A team of chefs ensures that the food offerings are delicious, and guests can look forward to tasty pre-game drive breakfast, brunch, high tea, and dinner. Spending time by the pool is definitely recommended – reading a book while reclining in a lounger or taking a dip in the crystal clear water will cool you off on a hot summer’s day. For guests who want to switch up their activities, they can opt for a mokoro (dug-out canoe) excursion to get a different perspective while a poler does all the steering. Those who prefer game drives will love spotting wildlife that stop and look straight at you, like the herds of zebras on our morning safari.

Setting out for the third and last property on the excellently designed itinerary, we are flying to the Savute airstrip. Specialist guide Isaac is standing at the bottom of the steps to the fixed-wing aircraft to welcome us. Driving to Savute Safari Lodge in the south-western sector of Chobe National Park, the topography encompasses open savannah, mopane forests, and towering trees. Crossing over the bridge where the Savute channel should be flowing, the hope for it to fill this year with the floods from the Angola highlands seems sincere. The lodge is a mere four minutes from the Savute gate, and we make it in time for brunch.

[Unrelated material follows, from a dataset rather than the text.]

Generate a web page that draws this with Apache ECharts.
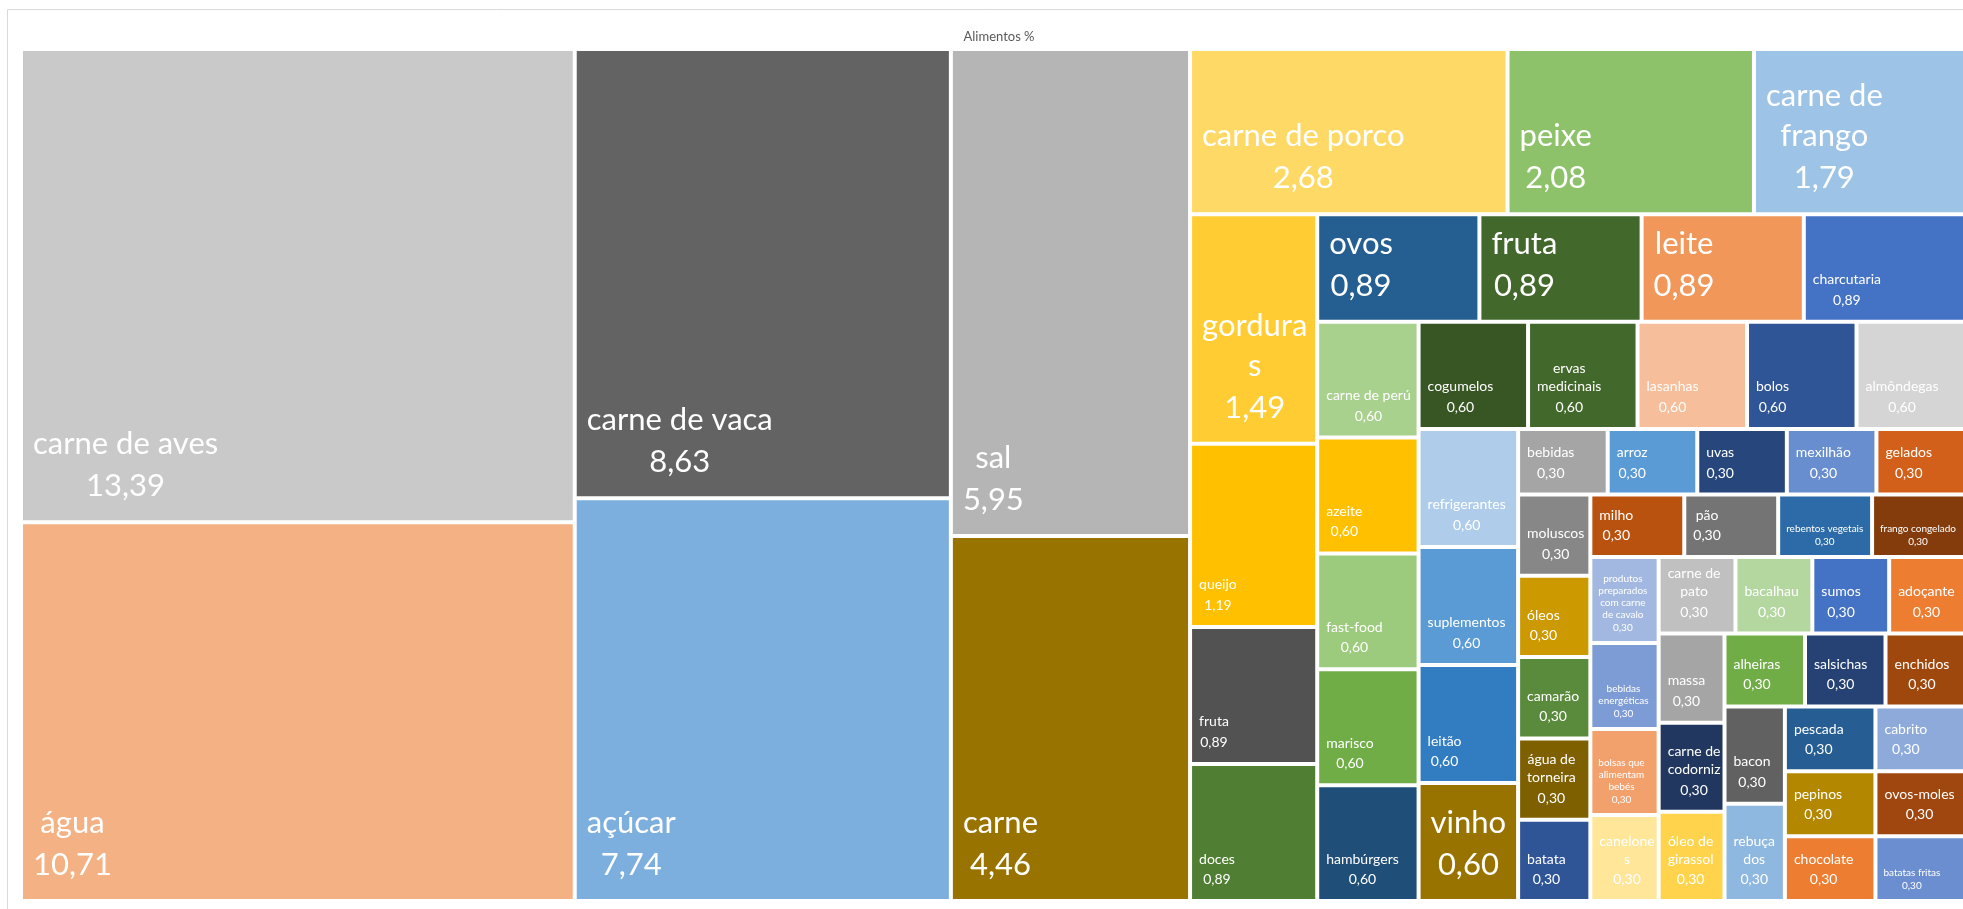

Only eleven chalets are elevated above the landscape with views of the watering holes and the wildlife that frequent them. A refurbishment in 2024 converted the chalets into luxurious spaces, whilst maintaining the essence of safari living. Tasked with the project was lead designer Sigourney Kinnear, and head of technical design on the interior project, Brent Sykes. Both are from the South African international award-winning design and architectural practice Dakota Design.

Creating a timeless and memorable guest experience was the blueprint for Savute Safari Lodge. With the clever implementation of natural materials such as weathered woods, rawhide, and woven textiles, they reflect the rugged beauty of the surroundings. Subtle animal prints in the form of scatter cushion covers and earthy tones harmonize with the natural environment outside your chalet. I’m staying in chalet number 9, which has an imposing sausage tree on the right-hand side of my private verandah. Artwork by Sarah Kelly is framed and placed on both sides of the room.

After high tea, we are wondering whether a game drive is likely to happen since the most incredible electric storm has set in. Thunder, lightning, and rain might be a deterrent, but it has tapered off into a slight drizzle. The wildlife also seems affected by the change in weather – a wildebeest foal is hopping along across the plains, much to our amusement. We spend time with a Kori bustard, which has its tail feathers spread out. The magnificence of seeing a double rainbow on safari is an extraordinary sight.
Dinner is served on the deck overlooking the watering holes, and the food is delectable. Starters are followed by the main course, with dessert as a sweet conclusion to
your meal. The camp is not fenced, so an escort accompanies guests to their rooms after the sun has set or before sunrise. My chalet has an indoor and outdoor shower, and I choose the indoor one, washing the day away with the cleansing Charlotte Rhys products.

A great night’s sleep is a wonderful way to start a new day. Isaac wants to see if he can find some big cats, which is easier said than done. The terrain has long grass, which is prime camouflage for lions or leopards. We spot a leopard pausing on the branch of a camelthorn tree. He is magnificent, and his rosetted coat is really striking. We happen upon the Marsh pride of lions, and a few of the lionesses and cubs are walking straight towards us.

Ending the trinity of Desert & Delta Safaris on a high note, we bear witness to an African Harrier Hawk and a juvenile Martial Eagle perched on the same tree, with the hawk on the top branch. All of a sudden, both birds take flight at the same time, and it looks as though the hawk is trying to catch the eagle.
In spite of the properties differing in what they offer, it is the complete package that makes guests go back time after time. During the four decades since their inception, Desert & Delta Safaris has been where you will find pristine wilderness, natural heritage, eco-conscious tourism, and sustainability for generations to come.